Rate hike odds soar ahead of NFP

Investors and traders adjust their positions after the FED revealed its stance toward the rate hike on Friday. The world’s markets are beginning to return to the usual rhythm of the August calm, which was halted by the comments of the head of the US Federal Reserve, Janet Yellen.

Speaking at the three-day symposium in Wyoming, Yellen said that the rate hike odds have increased in the recent months due to the improved labour market indicators and she has expectations of moderate economic growth.

Rate hike odds in December the exceeded 50% while September probability is 33%.

The recent good data on employment and the pace of inflation growth convinced some FED officials on the need to lift off the rate. If not at the September meeting, then at least by the end of the year. Yellen did not specify when the US Central Bank might raise rates again, but her hawkish tone heightened speculations of the increase in the current year.

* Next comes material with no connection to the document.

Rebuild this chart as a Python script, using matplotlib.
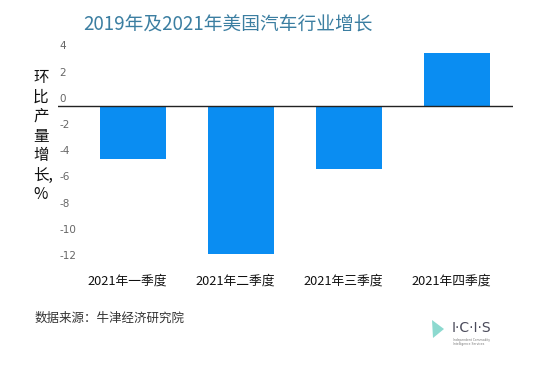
import matplotlib.pyplot as plt
import matplotlib.transforms as mtransforms
from matplotlib.patches import Polygon

plt.rcParams['font.family'] = ['Noto Sans CJK SC', 'DejaVu Sans']

# data (quarter-on-quarter output growth, %)
quarters = ['2021年一季度', '2021年二季度', '2021年三季度', '2021年四季度']
growth = [-4.1, -11.3, -4.85, 4.05]
y_ticks = [4, 2, 0, -2, -4, -6, -8, -10, -12]

bar_color = '#0a8df2'
title_color = '#3b7ea1'

fig = plt.figure(figsize=(5.48, 3.70), dpi=100)
ax = fig.add_axes([58 / 548, 1 - 270.8 / 370, 455 / 548, 230.6 / 370])

x = list(range(len(quarters)))
ax.bar(x, growth, width=0.61, color=bar_color, zorder=2)
ax.axhline(0, color='#222222', linewidth=1.0, zorder=3)

ax.set_xlim(-0.694, 3.52)
ax.set_ylim(-12.6, 5)

for s in ax.spines.values():
    s.set_visible(False)
ax.set_yticks([])
ax.set_xticks(x)
ax.tick_params(axis='x', length=0, pad=3)
lbl_shift = mtransforms.ScaledTranslation(-6 / 100, 0, fig.dpi_scale_trans)
ax.set_xticklabels(quarters, fontsize=9.2, color='#111111')
for t in ax.get_xticklabels():
    t.set_transform(t.get_transform() + lbl_shift)

# y labels sit a little above their gridline positions, left aligned
ytrans = mtransforms.offset_copy(ax.get_yaxis_transform(), fig=fig, x=1, y=7, units='dots')
for v in y_ticks:
    ax.text(0, v, str(v), transform=ytrans, ha='left', va='center',
            fontsize=7.5, color='#666666', family=['DejaVu Sans'])

fig.text(83 / 548, 1 - 25 / 370, '2019年及2021年美国汽车行业增长', fontsize=13.5,
         color=title_color, ha='left', va='center')

fig.text(33 / 548, 1 - 136 / 370, '环\n比\n产\n量\n增\n长,\n%', fontsize=11.2,
         color='#111111', ha='left', va='center', linespacing=1.2, multialignment='left')

fig.text(35 / 548, 1 - 318 / 370, '数据来源：牛津经济研究院', fontsize=9, color='#333333',
         ha='left', va='center')

# ICIS logo
icon = Polygon([[432 / 548, 1 - 320 / 370], [444 / 548, 1 - 329 / 370], [433 / 548, 1 - 338 / 370]],
               closed=True, transform=fig.transFigure, facecolor='#6fd0c4', edgecolor='none', alpha=0.8)
fig.patches.append(icon)
fig.text(452 / 548, 1 - 328 / 370, 'I·C·I·S', fontsize=10, color='#4a4a5a', ha='left', va='center',
         family=['DejaVu Sans'])
fig.text(453 / 548, 1 - 342 / 370, 'Independent Commodity\nIntelligence Services', fontsize=2.2,
         color='#777777', ha='left', va='center', family=['DejaVu Sans'], linespacing=1.1)

fig.savefig('out.png', dpi=100, facecolor='white')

Meanwhile, not all of the FED officials agree to the short-term time frame of the rate hike. This waiting attitude may be questioned or, on the contrary, supported by Friday payroll and wages data.

PMI gauge from ISM, reflecting activity in the manufacturing sector of the US economy, and preliminary ADP employment change will be released the day before the publication of the Labor Statistics. With the development of the sector data in most major economies.

This week, there is a lot of data on unemployment about the euro area in July, as well as the indicators of consumer sentiment and inflation in August in anticipation of the ECB meeting to be held on September 8th. The UK mortgage lending for housing prices and consumer sentiment reports are due to later this week. On Thursday, investors expect to gauge the Brexit impact from the UK PMI updates.

The euro zone business activity index rose to a maximum of seven months, data showed last week, that mainly due to the services sector rather than the manufacturing sector, but both sectors do not seem to be affected by the UK decision to withdraw from the European Union.